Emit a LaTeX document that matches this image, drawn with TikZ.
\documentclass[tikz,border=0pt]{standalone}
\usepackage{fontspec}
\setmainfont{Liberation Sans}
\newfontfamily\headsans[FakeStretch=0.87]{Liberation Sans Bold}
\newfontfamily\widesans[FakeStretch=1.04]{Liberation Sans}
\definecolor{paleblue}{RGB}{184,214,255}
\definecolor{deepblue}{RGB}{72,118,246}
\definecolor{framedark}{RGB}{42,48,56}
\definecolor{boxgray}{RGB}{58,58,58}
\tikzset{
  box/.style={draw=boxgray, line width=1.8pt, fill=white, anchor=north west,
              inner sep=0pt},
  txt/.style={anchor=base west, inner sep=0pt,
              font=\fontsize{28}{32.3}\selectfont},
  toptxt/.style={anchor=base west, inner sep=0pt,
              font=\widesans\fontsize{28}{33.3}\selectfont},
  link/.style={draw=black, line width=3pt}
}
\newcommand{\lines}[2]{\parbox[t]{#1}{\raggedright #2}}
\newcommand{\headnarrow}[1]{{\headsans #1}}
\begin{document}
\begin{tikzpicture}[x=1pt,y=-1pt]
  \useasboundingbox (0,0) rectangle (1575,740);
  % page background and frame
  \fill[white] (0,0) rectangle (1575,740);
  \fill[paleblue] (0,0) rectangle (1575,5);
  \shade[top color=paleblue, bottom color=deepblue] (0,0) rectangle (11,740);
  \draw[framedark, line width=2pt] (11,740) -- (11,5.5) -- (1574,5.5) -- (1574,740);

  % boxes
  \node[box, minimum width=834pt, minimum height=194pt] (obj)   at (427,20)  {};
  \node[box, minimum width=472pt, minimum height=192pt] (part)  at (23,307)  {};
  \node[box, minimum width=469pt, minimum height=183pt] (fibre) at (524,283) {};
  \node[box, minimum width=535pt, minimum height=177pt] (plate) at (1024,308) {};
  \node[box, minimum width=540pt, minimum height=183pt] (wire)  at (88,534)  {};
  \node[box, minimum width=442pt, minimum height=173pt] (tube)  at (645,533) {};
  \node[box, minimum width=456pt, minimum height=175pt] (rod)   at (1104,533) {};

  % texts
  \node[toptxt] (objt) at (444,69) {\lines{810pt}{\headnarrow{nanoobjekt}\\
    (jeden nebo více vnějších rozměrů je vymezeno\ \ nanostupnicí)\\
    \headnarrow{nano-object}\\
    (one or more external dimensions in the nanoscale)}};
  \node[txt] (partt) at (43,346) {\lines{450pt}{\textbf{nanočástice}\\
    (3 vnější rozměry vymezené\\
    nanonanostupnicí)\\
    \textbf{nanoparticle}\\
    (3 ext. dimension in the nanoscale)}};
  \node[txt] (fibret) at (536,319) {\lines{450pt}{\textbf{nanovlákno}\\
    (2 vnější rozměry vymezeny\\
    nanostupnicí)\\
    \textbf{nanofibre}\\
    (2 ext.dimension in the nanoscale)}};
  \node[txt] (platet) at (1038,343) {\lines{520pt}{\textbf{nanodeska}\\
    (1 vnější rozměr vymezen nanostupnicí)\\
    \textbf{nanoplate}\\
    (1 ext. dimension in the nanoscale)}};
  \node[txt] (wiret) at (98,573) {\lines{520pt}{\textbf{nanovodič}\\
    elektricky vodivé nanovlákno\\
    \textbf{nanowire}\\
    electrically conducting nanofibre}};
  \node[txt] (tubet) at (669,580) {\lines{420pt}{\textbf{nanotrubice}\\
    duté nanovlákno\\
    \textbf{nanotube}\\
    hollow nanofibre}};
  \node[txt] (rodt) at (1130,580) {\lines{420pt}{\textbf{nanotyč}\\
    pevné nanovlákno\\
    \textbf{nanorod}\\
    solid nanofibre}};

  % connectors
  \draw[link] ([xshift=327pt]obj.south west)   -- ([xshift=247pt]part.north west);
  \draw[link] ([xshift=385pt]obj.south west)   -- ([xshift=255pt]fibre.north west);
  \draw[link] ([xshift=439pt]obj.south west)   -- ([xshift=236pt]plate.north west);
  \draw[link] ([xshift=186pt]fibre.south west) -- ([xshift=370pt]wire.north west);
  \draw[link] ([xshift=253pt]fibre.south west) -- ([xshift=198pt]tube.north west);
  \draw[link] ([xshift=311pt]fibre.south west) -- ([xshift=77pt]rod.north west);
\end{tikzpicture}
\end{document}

SHORT EXERCISE
Reproduce the complete data exactly as presented above.

RESULT FOR THIS TASK
Emit a LaTeX document that matches this image, drawn with TikZ.
\documentclass[tikz,border=0pt]{standalone}
\usepackage{fontspec}
\setmainfont{Liberation Sans}
\newfontfamily\headsans[FakeStretch=0.87]{Liberation Sans Bold}
\newfontfamily\widesans[FakeStretch=1.04]{Liberation Sans}
\definecolor{paleblue}{RGB}{184,214,255}
\definecolor{deepblue}{RGB}{72,118,246}
\definecolor{framedark}{RGB}{42,48,56}
\definecolor{boxgray}{RGB}{58,58,58}
\tikzset{
  box/.style={draw=boxgray, line width=1.8pt, fill=white, anchor=north west,
              inner sep=0pt},
  txt/.style={anchor=base west, inner sep=0pt,
              font=\fontsize{28}{32.3}\selectfont},
  toptxt/.style={anchor=base west, inner sep=0pt,
              font=\widesans\fontsize{28}{33.3}\selectfont},
  link/.style={draw=black, line width=3pt}
}
\newcommand{\lines}[2]{\parbox[t]{#1}{\raggedright #2}}
\newcommand{\headnarrow}[1]{{\headsans #1}}
\begin{document}
\begin{tikzpicture}[x=1pt,y=-1pt]
  \useasboundingbox (0,0) rectangle (1575,740);
  % page background and frame
  \fill[white] (0,0) rectangle (1575,740);
  \fill[paleblue] (0,0) rectangle (1575,5);
  \shade[top color=paleblue, bottom color=deepblue] (0,0) rectangle (11,740);
  \draw[framedark, line width=2pt] (11,740) -- (11,5.5) -- (1574,5.5) -- (1574,740);

  % boxes
  \node[box, minimum width=834pt, minimum height=194pt] (obj)   at (427,20)  {};
  \node[box, minimum width=472pt, minimum height=192pt] (part)  at (23,307)  {};
  \node[box, minimum width=469pt, minimum height=183pt] (fibre) at (524,283) {};
  \node[box, minimum width=535pt, minimum height=177pt] (plate) at (1024,308) {};
  \node[box, minimum width=540pt, minimum height=183pt] (wire)  at (88,534)  {};
  \node[box, minimum width=442pt, minimum height=173pt] (tube)  at (645,533) {};
  \node[box, minimum width=456pt, minimum height=175pt] (rod)   at (1104,533) {};

  % texts
  \node[toptxt] (objt) at (444,69) {\lines{810pt}{\headnarrow{nanoobjekt}\\
    (jeden nebo více vnějších rozměrů je vymezeno\ \ nanostupnicí)\\
    \headnarrow{nano-object}\\
    (one or more external dimensions in the nanoscale)}};
  \node[txt] (partt) at (43,346) {\lines{450pt}{\textbf{nanočástice}\\
    (3 vnější rozměry vymezené\\
    nanonanostupnicí)\\
    \textbf{nanoparticle}\\
    (3 ext. dimension in the nanoscale)}};
  \node[txt] (fibret) at (536,319) {\lines{450pt}{\textbf{nanovlákno}\\
    (2 vnější rozměry vymezeny\\
    nanostupnicí)\\
    \textbf{nanofibre}\\
    (2 ext.dimension in the nanoscale)}};
  \node[txt] (platet) at (1038,343) {\lines{520pt}{\textbf{nanodeska}\\
    (1 vnější rozměr vymezen nanostupnicí)\\
    \textbf{nanoplate}\\
    (1 ext. dimension in the nanoscale)}};
  \node[txt] (wiret) at (98,573) {\lines{520pt}{\textbf{nanovodič}\\
    elektricky vodivé nanovlákno\\
    \textbf{nanowire}\\
    electrically conducting nanofibre}};
  \node[txt] (tubet) at (669,580) {\lines{420pt}{\textbf{nanotrubice}\\
    duté nanovlákno\\
    \textbf{nanotube}\\
    hollow nanofibre}};
  \node[txt] (rodt) at (1130,580) {\lines{420pt}{\textbf{nanotyč}\\
    pevné nanovlákno\\
    \textbf{nanorod}\\
    solid nanofibre}};

  % connectors
  \draw[link] ([xshift=327pt]obj.south west)   -- ([xshift=247pt]part.north west);
  \draw[link] ([xshift=385pt]obj.south west)   -- ([xshift=255pt]fibre.north west);
  \draw[link] ([xshift=439pt]obj.south west)   -- ([xshift=236pt]plate.north west);
  \draw[link] ([xshift=186pt]fibre.south west) -- ([xshift=370pt]wire.north west);
  \draw[link] ([xshift=253pt]fibre.south west) -- ([xshift=198pt]tube.north west);
  \draw[link] ([xshift=311pt]fibre.south west) -- ([xshift=77pt]rod.north west);
\end{tikzpicture}
\end{document}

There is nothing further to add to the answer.